Big savings in the supply chain helped Nestlé increase profit margins by 30 basis points to 13.4 per cent in continuing operations last year.
The group’s annual results show that the Nestlé Continuous Excellence programme produced savings of £964m (CHF1.5bn). This programme focuses on the cost of goods sold, distribution and administrative costs
Group distribution costs fell by 20 basis points. “This is another area of focus of efficiencies, particularly in our more distribution intensive businesses such as Nestlé Waters and ice cream. These savings are pursued as part of our ongoing drive for continuous improvement in both our financial and our environmental performance,” it said. Administrative costs fell by 70 basis points.
The cost of goods sold fell by 40 basis points. It said: “Our savings, procurement strategy and leverage from growth more than compensated the cost pressures during the year, which increased in the second half. Our efficiency and effectiveness also contributed to an improved environmental performance in areas such as energy, water and packaging usage.”
Group sales of £70.5bn (CHF 109.7bn) rose 6.2 per cent while net profit was £22bn (CHF 34.2bn), up from £6.7bn (CHF10.4bn).

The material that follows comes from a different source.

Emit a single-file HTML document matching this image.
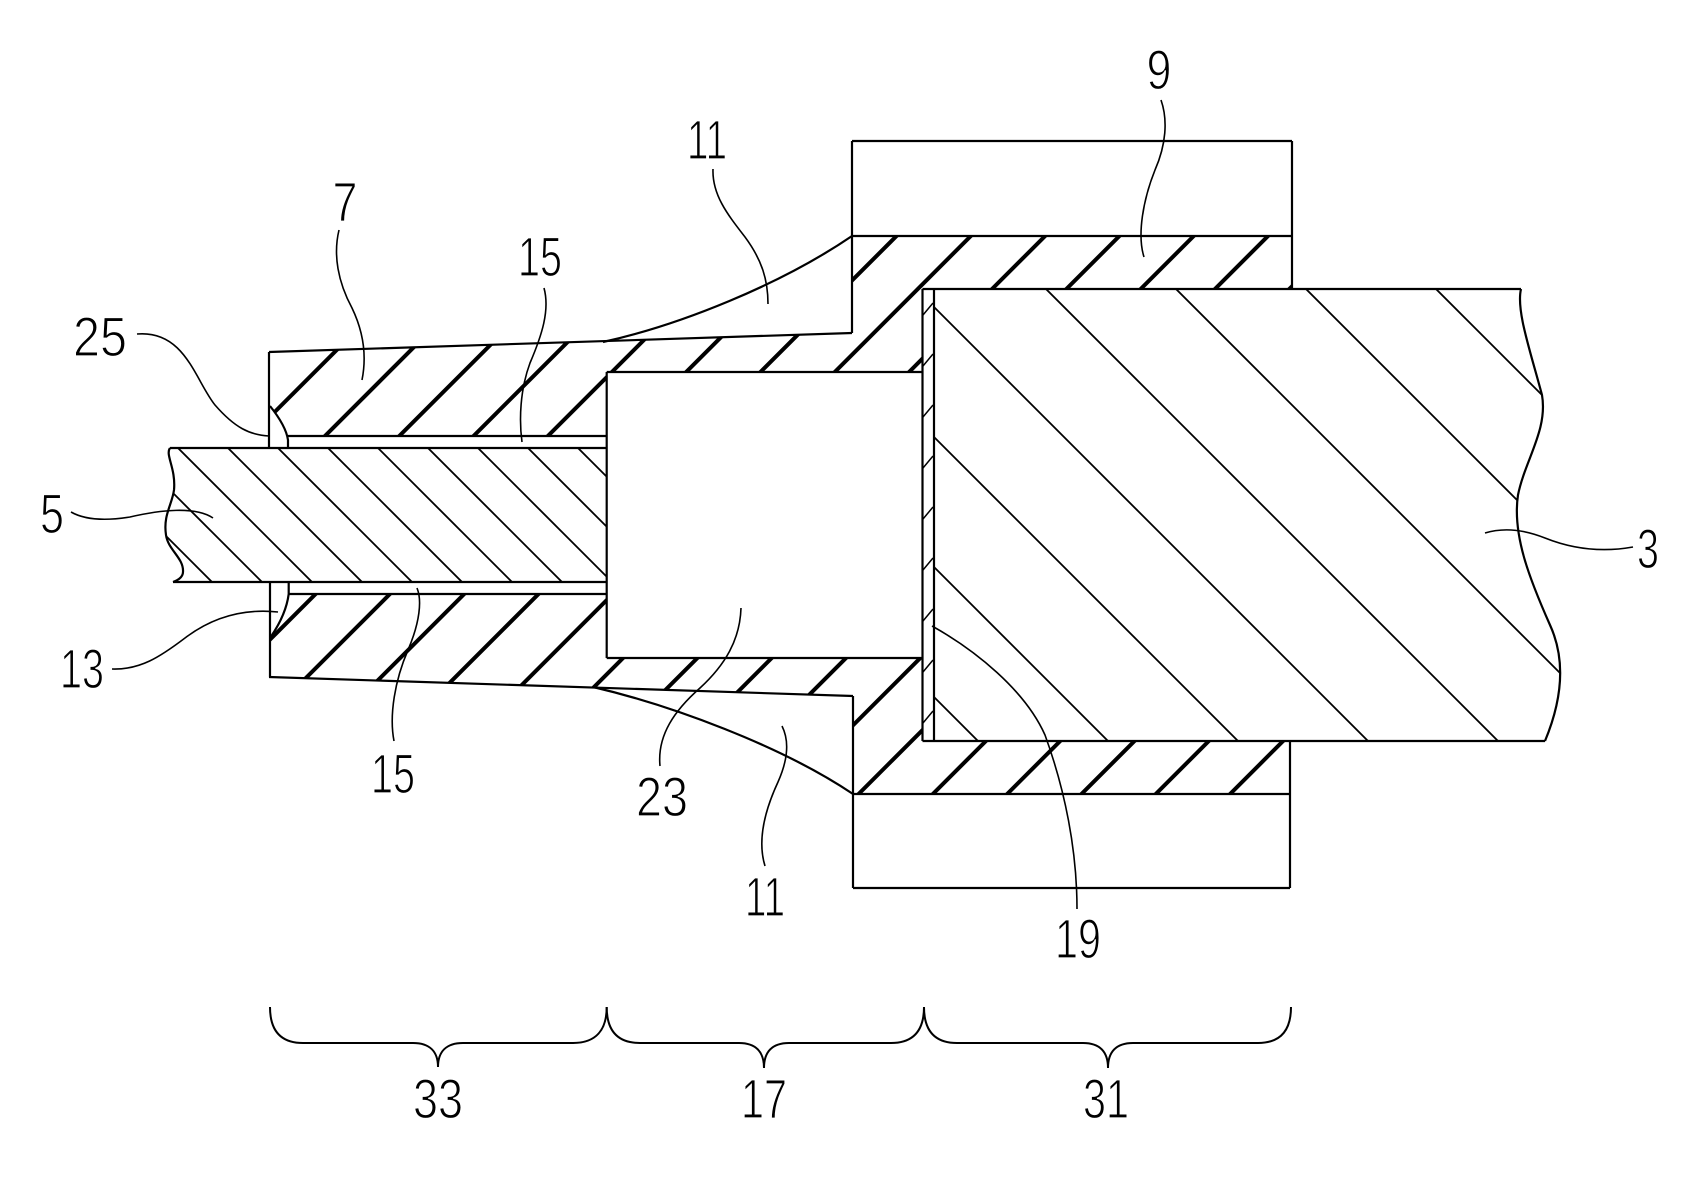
<!DOCTYPE html>
<html>
<head>
<meta charset="utf-8">
<style>
  html, body { margin: 0; padding: 0; background: #fff; }
  body { width: 1698px; height: 1182px; overflow: hidden; }
  svg { display: block; }
  text { font-family: "Liberation Sans", "DejaVu Sans", sans-serif; font-size: 56px; fill: #000; stroke: #fff; stroke-width: 1.3px; }
</style>
</head>
<body>
<svg width="1698" height="1182" viewBox="0 0 1698 1182" xmlns="http://www.w3.org/2000/svg">
  <defs>
    <clipPath id="ins">
      <path d="M269,352 L852,333 L852,236 L1292,236 L1292,289 L922.5,289 L922.5,372 L606.7,372 L606.7,436 L288,436 Q286,426 270,406 L269,406 Z"/>
      <path d="M269,677 L853,696 L853,794 L1290,794 L1290,741 L922.5,741 L922.5,658 L606.7,658 L606.7,594 L288.7,594 Q286,615 270,638 Z"/>
    </clipPath>
    <clipPath id="c3">
      <path d="M934,289 L1521,289 C1516,310 1530,350 1542,395 C1548,430 1525,460 1518,495 C1512,535 1530,580 1550,625 C1566,660 1562,700 1545,741 L934,741 Z"/>
    </clipPath>
    <clipPath id="c5">
      <path d="M170,448 L606.7,448 L606.7,582 L173,582 C176,581 183,578 183,572 C184,558 168,550 166,535 C163,515 172,505 174,490 C176,468 165,455 170,448 Z"/>
    </clipPath>
  </defs>

  <rect width="1698" height="1182" fill="#fff"/>

  <!-- insulation thick hatching -->
  <g clip-path="url(#ins)" stroke="#000" stroke-width="4" fill="none">
    <line x1="586.7" y1="100" x2="-213.3" y2="900"/>
    <line x1="661" y1="100" x2="-139" y2="900"/>
    <line x1="735.3" y1="100" x2="-64.7" y2="900"/>
    <line x1="809.6" y1="100" x2="9.6" y2="900"/>
    <line x1="883.9" y1="100" x2="83.9" y2="900"/>
    <line x1="958.2" y1="100" x2="158.2" y2="900"/>
    <line x1="1032.5" y1="100" x2="232.5" y2="900"/>
    <line x1="1106.8" y1="100" x2="306.8" y2="900"/>
    <line x1="1181.1" y1="100" x2="381.1" y2="900"/>
    <line x1="1255.4" y1="100" x2="455.4" y2="900"/>
    <line x1="1329.7" y1="100" x2="529.7" y2="900"/>
    <line x1="1404" y1="100" x2="604" y2="900"/>
    <line x1="1478.3" y1="100" x2="678.3" y2="900"/>
    <line x1="1552.6" y1="100" x2="752.6" y2="900"/>
    <line x1="1626.9" y1="100" x2="826.9" y2="900"/>
    <line x1="1701.2" y1="100" x2="901.2" y2="900"/>
    <line x1="1775.5" y1="100" x2="975.5" y2="900"/>
    <line x1="1849.8" y1="100" x2="1049.8" y2="900"/>
    <line x1="1924.1" y1="100" x2="1124.1" y2="900"/>
  </g>

  <!-- conductor 3 hatching -->
  <g clip-path="url(#c3)" stroke="#000" stroke-width="1.8" fill="none">
    <line x1="437" y1="200" x2="1037" y2="800"/>
    <line x1="567" y1="200" x2="1167" y2="800"/>
    <line x1="697" y1="200" x2="1297" y2="800"/>
    <line x1="827" y1="200" x2="1427" y2="800"/>
    <line x1="957" y1="200" x2="1557" y2="800"/>
    <line x1="1087" y1="200" x2="1687" y2="800"/>
    <line x1="1217" y1="200" x2="1817" y2="800"/>
    <line x1="1347" y1="200" x2="1947" y2="800"/>
  </g>

  <!-- conductor 5 hatching -->
  <g clip-path="url(#c5)" stroke="#000" stroke-width="1.8" fill="none">
    <line x1="30" y1="400" x2="280" y2="650"/>
    <line x1="80" y1="400" x2="330" y2="650"/>
    <line x1="130" y1="400" x2="380" y2="650"/>
    <line x1="180" y1="400" x2="430" y2="650"/>
    <line x1="230" y1="400" x2="480" y2="650"/>
    <line x1="280" y1="400" x2="530" y2="650"/>
    <line x1="330" y1="400" x2="580" y2="650"/>
    <line x1="380" y1="400" x2="630" y2="650"/>
    <line x1="430" y1="400" x2="680" y2="650"/>
    <line x1="480" y1="400" x2="730" y2="650"/>
    <line x1="530" y1="400" x2="780" y2="650"/>
  </g>

  <!-- layer 19 ticks -->
  <g stroke="#000" stroke-width="1.5" fill="none">
    <line x1="923" y1="315" x2="933" y2="303"/>
    <line x1="923" y1="366" x2="933" y2="354"/>
    <line x1="923" y1="417" x2="933" y2="405"/>
    <line x1="923" y1="468" x2="933" y2="456"/>
    <line x1="923" y1="519" x2="933" y2="507"/>
    <line x1="923" y1="570" x2="933" y2="558"/>
    <line x1="923" y1="621" x2="933" y2="609"/>
    <line x1="923" y1="672" x2="933" y2="660"/>
    <line x1="923" y1="723" x2="933" y2="711"/>
  </g>

  <!-- outlines -->
  <g stroke="#000" stroke-width="2.2" fill="none" stroke-linejoin="miter">
    <line x1="269" y1="352" x2="852" y2="333"/>
    <line x1="269" y1="677" x2="853" y2="696"/>
    <line x1="269" y1="352" x2="269" y2="448"/>
    <line x1="270" y1="582" x2="270" y2="677"/>
    <path d="M270,406 Q286,426 288,440 L288,448"/>
    <path d="M288.7,582 L288.7,594 Q286,615 270,638"/>
    <line x1="288" y1="436" x2="606.7" y2="436"/>
    <line x1="288.7" y1="594" x2="606.7" y2="594"/>
    <line x1="170" y1="448" x2="606.7" y2="448"/>
    <line x1="173" y1="582" x2="606.7" y2="582"/>
    <path d="M170,448 C165,455 176,468 174,490 C172,505 163,515 166,535 C168,550 184,558 183,572 C183,578 176,581 173,582"/>
    <line x1="606.7" y1="372" x2="922.5" y2="372"/>
    <line x1="606.7" y1="372" x2="606.7" y2="658"/>
    <line x1="606.7" y1="658" x2="922.5" y2="658"/>
    <line x1="852" y1="141" x2="852" y2="333"/>
    <line x1="852" y1="141" x2="1292" y2="141"/>
    <line x1="1292" y1="141" x2="1292" y2="289"/>
    <line x1="852" y1="236" x2="1292" y2="236"/>
    <line x1="853" y1="696" x2="853" y2="888"/>
    <line x1="853" y1="888" x2="1290" y2="888"/>
    <line x1="1290" y1="741" x2="1290" y2="888"/>
    <line x1="853" y1="794" x2="1290" y2="794"/>
    <line x1="922.5" y1="289" x2="922.5" y2="741"/>
    <line x1="934" y1="289" x2="934" y2="741"/>
    <line x1="922.5" y1="289" x2="1521" y2="289"/>
    <line x1="922.5" y1="741" x2="1545" y2="741"/>
    <path d="M1521,289 C1516,310 1530,350 1542,395 C1548,430 1525,460 1518,495 C1512,535 1530,580 1550,625 C1566,660 1562,700 1545,741"/>
    <path d="M603,342 C680,325 780,285 852,236"/>
    <path d="M593,687 C670,705 780,745 853,794"/>
  </g>

  <!-- leaders -->
  <g stroke="#000" stroke-width="1.6" fill="none">
    <path d="M137,334 C185,330 195,380 215,405 C235,428 250,435 269,436"/>
    <path d="M339,230 C333,255 338,282 352,308 C365,335 366,360 362,380"/>
    <path d="M544,288 C550,310 542,335 530,363 C520,390 519,420 522,442"/>
    <path d="M71,512 C85,520 105,521 130,517 C160,510 195,506 213,518"/>
    <path d="M112,669 C140,670 160,657 185,638 C210,619 240,608 278,612"/>
    <path d="M394,741 C389,715 395,680 408,650 C420,622 422,600 417,588"/>
    <path d="M713,169 C712,195 728,215 745,237 C762,260 768,280 768,304"/>
    <path d="M765,866 C757,840 765,810 778,782 C790,755 788,738 782,726"/>
    <path d="M660,766 C657,735 675,710 700,688 C725,665 740,640 741,608"/>
    <path d="M1161,100 C1168,120 1166,145 1155,170 C1143,200 1137,235 1144,257"/>
    <path d="M1485,533 C1505,527 1525,530 1545,538 C1575,550 1605,552 1633,547"/>
    <path d="M932,626 C975,650 1025,690 1045,735 C1065,790 1077,850 1077,909"/>
  </g>

  <!-- braces -->
  <g stroke="#000" stroke-width="2" fill="none">
    <path d="M270,1007 C270,1030 280,1043 303,1043 L413,1043 C430,1043 438,1052 438,1067 C438,1052 446,1043 463,1043 L573,1043 C596,1043 606.7,1030 606.7,1007"/>
    <path d="M606.7,1007 C606.7,1030 617,1043 640,1043 L739,1043 C756,1043 764,1052 764,1068 C764,1052 772,1043 789,1043 L891,1043 C914,1043 924,1030 924,1007"/>
    <path d="M924,1007 C924,1030 934,1043 957,1043 L1083,1043 C1100,1043 1108,1052 1108,1068 C1108,1052 1116,1043 1133,1043 L1258,1043 C1281,1043 1291,1030 1291,1007"/>
  </g>

  <!-- labels -->
  <text x="345" y="221" text-anchor="middle" textLength="25" lengthAdjust="spacingAndGlyphs">7</text>
  <text x="540" y="276" text-anchor="middle" textLength="44" lengthAdjust="spacingAndGlyphs">15</text>
  <text x="100" y="356" text-anchor="middle" textLength="54" lengthAdjust="spacingAndGlyphs">25</text>
  <text x="707" y="159" text-anchor="middle" textLength="40" lengthAdjust="spacingAndGlyphs">11</text>
  <text x="1159" y="89" text-anchor="middle" textLength="25" lengthAdjust="spacingAndGlyphs">9</text>
  <text x="52" y="533" text-anchor="middle" textLength="24" lengthAdjust="spacingAndGlyphs">5</text>
  <text x="82" y="688" text-anchor="middle" textLength="44" lengthAdjust="spacingAndGlyphs">13</text>
  <text x="393" y="793" text-anchor="middle" textLength="44" lengthAdjust="spacingAndGlyphs">15</text>
  <text x="662" y="816" text-anchor="middle" textLength="52" lengthAdjust="spacingAndGlyphs">23</text>
  <text x="765" y="916" text-anchor="middle" textLength="40" lengthAdjust="spacingAndGlyphs">11</text>
  <text x="1078" y="958" text-anchor="middle" textLength="46" lengthAdjust="spacingAndGlyphs">19</text>
  <text x="1648" y="568" text-anchor="middle" textLength="22" lengthAdjust="spacingAndGlyphs">3</text>
  <text x="438" y="1118" text-anchor="middle" textLength="50" lengthAdjust="spacingAndGlyphs">33</text>
  <text x="764" y="1118" text-anchor="middle" textLength="46" lengthAdjust="spacingAndGlyphs">17</text>
  <text x="1106" y="1118" text-anchor="middle" textLength="46" lengthAdjust="spacingAndGlyphs">31</text>
</svg>
</body>
</html>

Group chief executive Paul Bulcke said: “In 2010, we delivered another year of strong top and bottom line growth, outperforming the market. We increased investment in our brands, our operations and our people. We continued to drive efficiency and effectiveness in both developed and emerging markets while at the same time accelerating innovation, serving well over a billion consumers a day across the world.
“We are starting 2011 with continued momentum, well placed to face uncertainties ahead, including volatile raw material prices. We are therefore confident of achieving the Nestlé Model in 2011: organic growth between five per cent and six per cent and an EBIT margin improvement in constant currencies.”